Ultimately, the film business would be a cornerstone of Redstone’s legacy. After building theater chain National Amusements into a successful exhibition chain, Redstone launched his bid for moguldom in 1987 by engineering a hostile takeover of MTV and Nickelodeon parent Viacom. Seven years later, he prevailed in the battle for Paramount. He reveled in outdueling Barry Diller to gain control of Paramount and relished the role of movie mogul, walking red carpets and working the phones to monitor the grosses of every one of his studio’s releases.

Cruise vaulted to the top tier of Hollywood’s A-list after Paramount’s 1986 release of Top Gun. After remaining highly bankable in subsequent years, including with the debut Mission: Impossible outing in 1996, the tide turned. In 2006, Redstone abruptly canceled Cruise’s production deal and banished him from the lot after concluding that the actor-producer’s off-set behavior was hurting the studio’s business. “He was jumping on the couch on the Oprah show,” Redstone later recalled. “Women hated him.” (The financial terms of Cruise’s deal also influenced the decision, of course.)

Before long, the pair reconciled and, in 2008, Cruise appeared in Paramount comedy Tropic Thunder, playing studio boss Les Grossman.
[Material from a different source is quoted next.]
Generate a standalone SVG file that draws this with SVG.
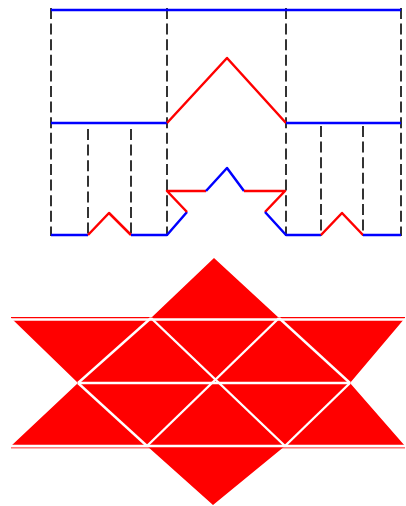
<svg xmlns="http://www.w3.org/2000/svg" width="406" height="506" viewBox="0 0 406 506">
<style>
.dash{stroke:#333;stroke-width:2;stroke-dasharray:11 4.6;fill:none}
.b{stroke:#0000ff;stroke-width:2.5;fill:none;stroke-linejoin:round}
.r{stroke:#ff0000;stroke-width:2.5;fill:none;stroke-linejoin:round}
.tri{fill:#ff0000}
.w{stroke:#fff;stroke-width:2.4;fill:none}
.rl{stroke:#ff0000;stroke-width:1}
</style>
<rect width="406" height="506" fill="#fff"/>
<g id="koch-construction">
  <g id="guides">
    <line class="dash" x1="51" y1="8" x2="51" y2="236"/>
    <line class="dash" x1="167" y1="8" x2="167" y2="236"/>
    <line class="dash" x1="286" y1="8" x2="286" y2="236"/>
    <line class="dash" x1="401" y1="8" x2="401" y2="236"/>
    <line class="dash" x1="88" y1="129" x2="88" y2="236"/>
    <line class="dash" x1="131" y1="129" x2="131" y2="236"/>
    <line class="dash" x1="321" y1="126" x2="321" y2="236"/>
    <line class="dash" x1="363" y1="126" x2="363" y2="236"/>
  </g>
  <g id="level0">
    <line class="b" x1="51" y1="10" x2="401" y2="10"/>
  </g>
  <g id="level1">
    <line class="b" x1="51" y1="123" x2="167" y2="123"/>
    <polyline class="r" points="167,123 227,58 286,123"/>
    <line class="b" x1="286" y1="123" x2="401" y2="123"/>
  </g>
  <g id="level2">
    <polyline class="b" points="51,235 88,235"/>
    <polyline class="r" points="88,235 109,213 131,235"/>
    <polyline class="b" points="131,235 167,235 187,212"/>
    <polyline class="r" points="187,212 167,191 206,191"/>
    <polyline class="b" points="206,191 227,168 244,191"/>
    <polyline class="r" points="244,191 285,191 265,212"/>
    <polyline class="b" points="265,212 286,235 321,235"/>
    <polyline class="r" points="321,235 342,213 363,235"/>
    <polyline class="b" points="363,235 401,235"/>
  </g>
</g>
<g id="triangle-star">
  <polygon class="tri" points="214,258 279,318 405,318 350,383 405,446 285,446 213,505 147,446 11,446 78,383 11,318 151,318"/>
  <line class="rl" x1="11" y1="317.5" x2="405" y2="317.5"/>
  <line class="rl" x1="11" y1="447.8" x2="405" y2="447.8"/>
  <g id="white-lines">
    <line class="w" x1="11" y1="319.5" x2="405" y2="319.5"/>
    <line class="w" x1="78" y1="383" x2="350" y2="383"/>
    <line class="w" x1="11" y1="446" x2="405" y2="446"/>
    <line class="w" x1="151" y1="318" x2="285" y2="446"/>
    <line class="w" x1="279" y1="318" x2="147" y2="446"/>
    <line class="w" x1="151" y1="318" x2="78" y2="383"/>
    <line class="w" x1="78" y1="383" x2="147" y2="446"/>
    <line class="w" x1="279" y1="318" x2="350" y2="383"/>
    <line class="w" x1="350" y1="383" x2="285" y2="446"/>
  </g>
</g>
</svg>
The exaggerated character was said to have been at least partly inspired by Cruise’s many dealings with Redstone.

After portraying Grossman earned him a Golden Globe nomination and helped restore his tarnished public image, Cruise resumed his Mission for the studio. The fourth, fifth and sixth installments took the franchise to new heights, grossing between $695 million and $787 million globally from their 2011, 2015 and 2018 releases.